-------- Records shown

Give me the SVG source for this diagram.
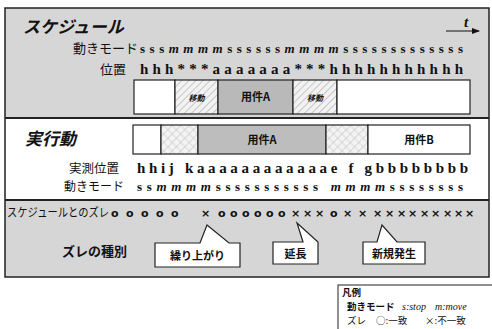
<svg xmlns="http://www.w3.org/2000/svg" width="492" height="329" viewBox="0 0 492 329">
<style>
.jp{font-family:"Noto Sans CJK JP","Noto Sans",sans-serif;fill:#111}
.ttl{font-family:"Noto Sans CJK JP",sans-serif;font-weight:bold;font-style:italic;font-size:17px;fill:#111}
.ser{font-family:"Liberation Serif",serif;font-weight:bold;fill:#111}
.box{stroke:#222;stroke-width:1.2}
.sep{stroke:#222;stroke-width:2;fill:none}
.lbl{font-family:"Noto Sans CJK JP",sans-serif;font-weight:bold;fill:#111;text-anchor:middle}
.co{fill:#fff;stroke:#222;stroke-width:1.2;stroke-linejoin:miter}
.lg{font-size:9.5px}
</style>
<defs>
<pattern id="hatch" width="5" height="5" patternUnits="userSpaceOnUse" patternTransform="rotate(45)">
<rect width="5" height="5" fill="#f2f2f2"/>
<line x1="0" y1="0" x2="0" y2="5" stroke="#9a9a9a" stroke-width="1"/>
</pattern>
<pattern id="xhatch" width="6" height="6" patternUnits="userSpaceOnUse" patternTransform="rotate(45)">
<rect width="6" height="6" fill="#f4f4f4"/>
<line x1="0" y1="0" x2="0" y2="6" stroke="#aaa" stroke-width="0.8"/>
<line x1="0" y1="3" x2="6" y2="3" stroke="#c4c4c4" stroke-width="0.6"/>
</pattern>
<marker id="arr" markerWidth="8" markerHeight="8" refX="7" refY="4" orient="auto" markerUnits="userSpaceOnUse">
<path d="M0,1 L8,4 L0,7 Z" fill="#111"/>
</marker>
</defs>
<rect width="492" height="329" fill="#fff"/>

<g id="schedule">
<rect x="5" y="8" width="484" height="110" fill="#d6d6d6"/>
<text class="ttl" x="23" y="33">スケジュール</text>
<line x1="446" y1="31" x2="479" y2="31" stroke="#111" stroke-width="1.2" marker-end="url(#arr)"/>
<text x="464" y="27" font-family="Liberation Serif,serif" font-style="italic" font-weight="bold" font-size="15" fill="#111">t</text>
<text class="jp" x="73" y="53" font-size="13">動きモード</text>
<text class="ser" x="140" y="53" font-size="13" textLength="323" lengthAdjust="spacing">sss<tspan font-style="italic">mmmm</tspan>ssssss<tspan font-style="italic">mmmm</tspan>sssssssssssss</text>
<text class="jp" x="100" y="74" font-size="13">位置</text>
<text class="ser" x="140" y="74" font-size="15" textLength="323" lengthAdjust="spacing">hhh***aaaaaaa***hhhhhhhhhhh</text>
</g>

<g id="schedule-bar">
<rect class="box" x="134" y="80" width="41" height="34" fill="#fff"/>
<rect class="box" x="175" y="80" width="43" height="34" fill="url(#hatch)"/>
<rect class="box" x="218" y="80" width="75" height="34" fill="#b9b9b9"/>
<rect class="box" x="293" y="80" width="44" height="34" fill="url(#hatch)"/>
<rect class="box" x="337" y="80" width="133" height="34" fill="#fff"/>
<text class="lbl" x="196.5" y="101" font-size="8" font-style="italic">移動</text>
<text class="lbl" x="255.5" y="101" font-size="11">用件A</text>
<text class="lbl" x="315" y="101" font-size="8" font-style="italic">移動</text>
</g>

<g id="actual">
<rect x="5" y="118" width="484" height="82" fill="#fff"/>
<text class="ttl" x="25" y="145">実行動</text>
<rect class="box" x="133" y="125" width="28" height="29" fill="#fff"/>
<rect class="box" x="161" y="125" width="37" height="29" fill="url(#xhatch)"/>
<rect class="box" x="198" y="125" width="128" height="29" fill="#bdbdbd"/>
<rect class="box" x="326" y="125" width="42" height="29" fill="url(#xhatch)"/>
<rect class="box" x="368" y="125" width="102" height="29" fill="#fff"/>
<text class="lbl" x="262" y="144" font-size="11">用件A</text>
<text class="lbl" x="419" y="144" font-size="11">用件B</text>
<text class="jp" x="69" y="173" font-size="12.5">実測位置</text>
<text class="ser" x="137" y="173" font-size="15" textLength="331" lengthAdjust="spacing">hhij kaaaaaaaaaaaae f gbbbbbbbb</text>
<text class="jp" x="64" y="191" font-size="12">動きモード</text>
<text class="ser" x="137" y="191" font-size="13" textLength="326" lengthAdjust="spacing">ss<tspan font-style="italic">mmmm</tspan>sssssssssss <tspan font-style="italic">mmmm</tspan>ssssssss</text>
</g>

<g id="deviation">
<rect x="5" y="200" width="484" height="77" fill="#d6d6d6"/>
<text class="jp" x="7" y="217" font-size="12" textLength="102" lengthAdjust="spacingAndGlyphs">スケジュールとのズレ</text>
<text x="111 126 141 156 171 201 218 230 242 254 266 278 291 303 315 330 343 358 373 385 397 408 420 431 443 454 465" y="217" font-family="DejaVu Sans,sans-serif" font-weight="bold" font-size="11" fill="#111">ooooo×oooooo×××o×××××××××××</text>
<text class="jp" x="62" y="256" font-size="13" font-weight="bold">ズレの種別</text>
</g>

<g id="callout-1">
<path class="co" d="M155,243 H200 L207,225 L229,243 H240 V267 H155 Z"/>
<text class="lbl" x="197.5" y="260" font-size="11">繰り上がり</text>
</g>
<g id="callout-2">
<path class="co" d="M273,242 H303 L297,223 L318,242 V264 H273 Z"/>
<text class="lbl" x="295.5" y="258" font-size="11">延長</text>
</g>
<g id="callout-3">
<path class="co" d="M363,242 H377 L382,225 L397,242 H425 V264 H363 Z"/>
<text class="lbl" x="394" y="258" font-size="11">新規発生</text>
</g>

<g id="frame">
<rect x="5" y="8" width="484" height="269" fill="none" stroke="#222" stroke-width="1.5"/>
<line class="sep" x1="5" y1="118" x2="489" y2="118"/>
<line class="sep" x1="5" y1="200" x2="489" y2="200"/>
</g>

<g id="legend">
<rect x="338" y="285" width="160" height="50" fill="#fff" stroke="#222" stroke-width="1"/>
<text class="jp lg" x="342" y="296" font-weight="bold">凡例</text>
<text class="jp lg" x="347" y="310" font-weight="bold">動きモード</text>
<text x="402" y="310" font-family="Liberation Serif,serif" font-style="italic" font-size="10" fill="#111">s:stop</text>
<text x="435" y="310" font-family="Liberation Serif,serif" font-style="italic" font-size="10" fill="#111">m:move</text>
<text class="jp lg" x="347" y="324">ズレ</text>
<text class="jp lg" x="376" y="324">○:一致</text>
<text class="jp lg" x="425" y="324">×:不一致</text>
</g>
</svg>
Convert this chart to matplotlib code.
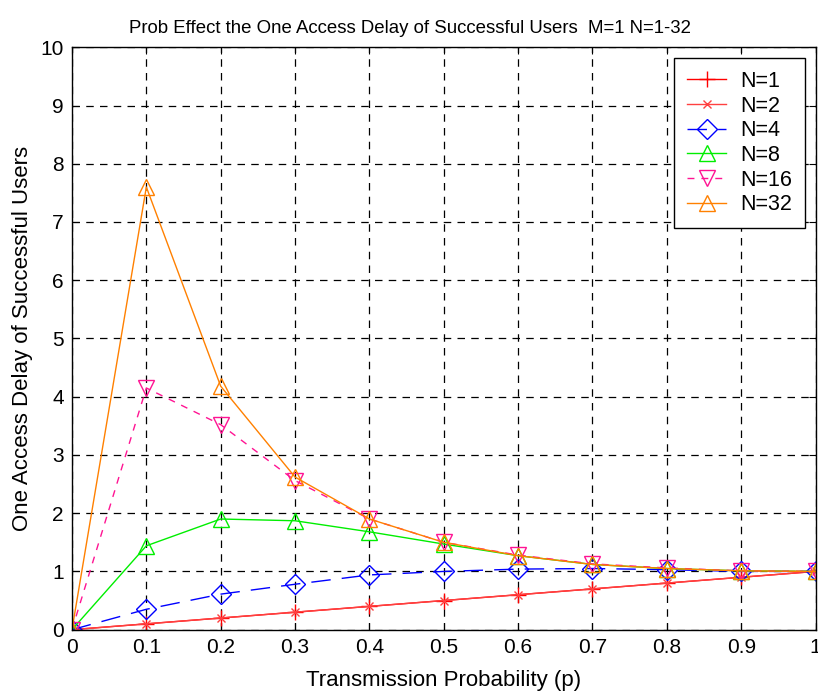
import matplotlib; matplotlib.use("Agg")
import matplotlib.pyplot as plt

plt.rcParams["font.family"] = ["Liberation Sans", "DejaVu Sans"]

p = [0, 0.1, 0.2, 0.3, 0.4, 0.5, 0.6, 0.7, 0.8, 0.9, 1.0]
n1 = [0, 0.1, 0.2, 0.3, 0.4, 0.5, 0.6, 0.7, 0.8, 0.9, 1.0]
n2 = [0, 0.1, 0.2, 0.3, 0.4, 0.5, 0.6, 0.7, 0.8, 0.9, 1.0]
n4 = [0, 0.35, 0.61, 0.78, 0.94, 1.0, 1.04, 1.05, 1.03, 1.0, 1.0]
n8 = [0, 1.44, 1.90, 1.87, 1.68, 1.47, 1.27, 1.12, 1.05, 1.01, 1.0]
n16 = [0, 4.15, 3.52, 2.56, 1.90, 1.50, 1.28, 1.13, 1.06, 1.01, 1.0]
n32 = [0, 7.6, 4.18, 2.62, 1.90, 1.50, 1.27, 1.12, 1.05, 1.01, 1.0]

# label, values, color, linestyle, marker, marker size
SERIES = [
    ("N=1", n1, "#ff0000", "-", "+", 11),
    ("N=2", n2, "#ff4040", "-", "x", 6),
    ("N=4", n4, "#0000ff", (0, (14, 8)), "D", 10),
    ("N=8", n8, "#00ee00", "-", "^", 12),
    ("N=16", n16, "#ff1493", (0, (5, 5)), "v", 12),
    ("N=32", n32, "#ff8000", "-", "^", 12),
]

fig = plt.figure(figsize=(8.18, 6.95), dpi=100)
ax = fig.add_axes([0.088, 0.094, 0.909, 0.838])

for label, ys, color, ls, mk, ms in SERIES:
    ax.plot(p, ys, color=color, ls=ls, lw=1.0, marker=mk, ms=ms,
            mfc="none", mec=color, mew=1.0, label=label)

ax.set_xlim(0, 1)
ax.set_ylim(0, 10)
ax.set_xticks(p)
ax.set_xticklabels(["0", "0.1", "0.2", "0.3", "0.4", "0.5", "0.6", "0.7", "0.8", "0.9", "1"])
ax.set_yticks(range(0, 11))
ax.tick_params(direction="in", top=True, right=True, labelsize=15, length=5, pad=6)
ax.grid(True, color="black", ls=(0, (6, 5)), lw=0.9)
for s in ax.spines.values():
    s.set_linewidth(1.0)

ax.set_title("Prob Effect the One Access Delay of Successful Users  M=1 N=1-32",
             fontsize=13.4, pad=10, x=0.454)
ax.set_xlabel("Transmission Probability (p)", fontsize=16, labelpad=9)
ax.set_ylabel("One Access Delay of Successful Users", fontsize=16, labelpad=5)

leg = ax.legend(loc="upper right", fontsize=15.5, fancybox=False, framealpha=1,
                edgecolor="black", borderaxespad=0.5, handlelength=1.8,
                labelspacing=0.17, handletextpad=0.65, borderpad=0.6)
leg.get_frame().set_linewidth(1.0)

fig.savefig("out.png", dpi=100)
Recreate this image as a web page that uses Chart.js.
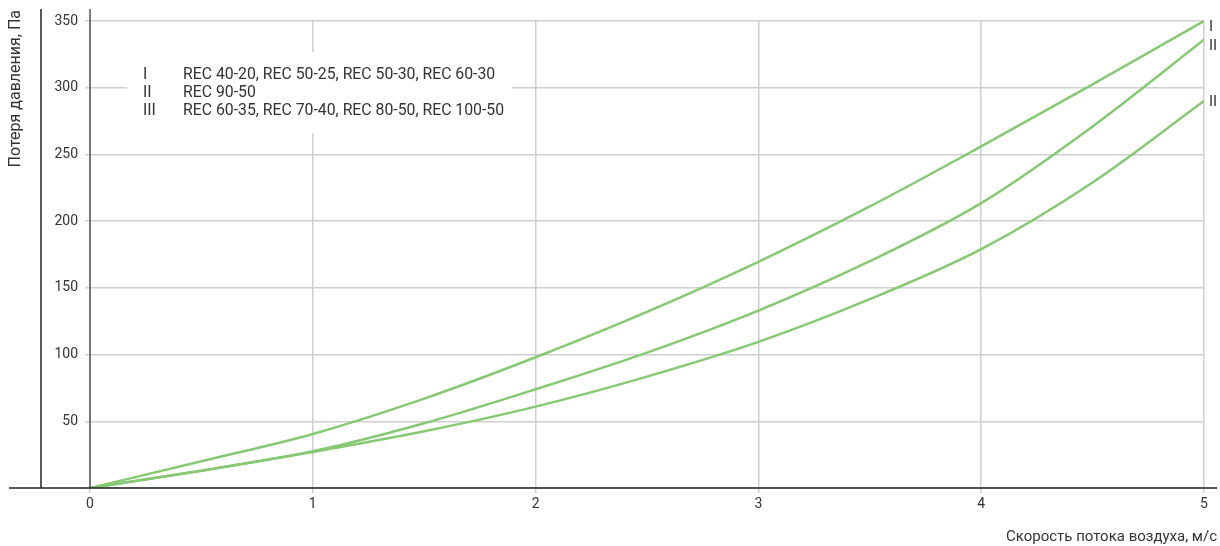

----------------

Stated goal> Using the listing above, list every line in which the string "this" occurs.

Answer to the task>
Give me the SVG source for this diagram.
Convert this chart to matplotlib code.
Recreate this image as a web page that uses Chart.js.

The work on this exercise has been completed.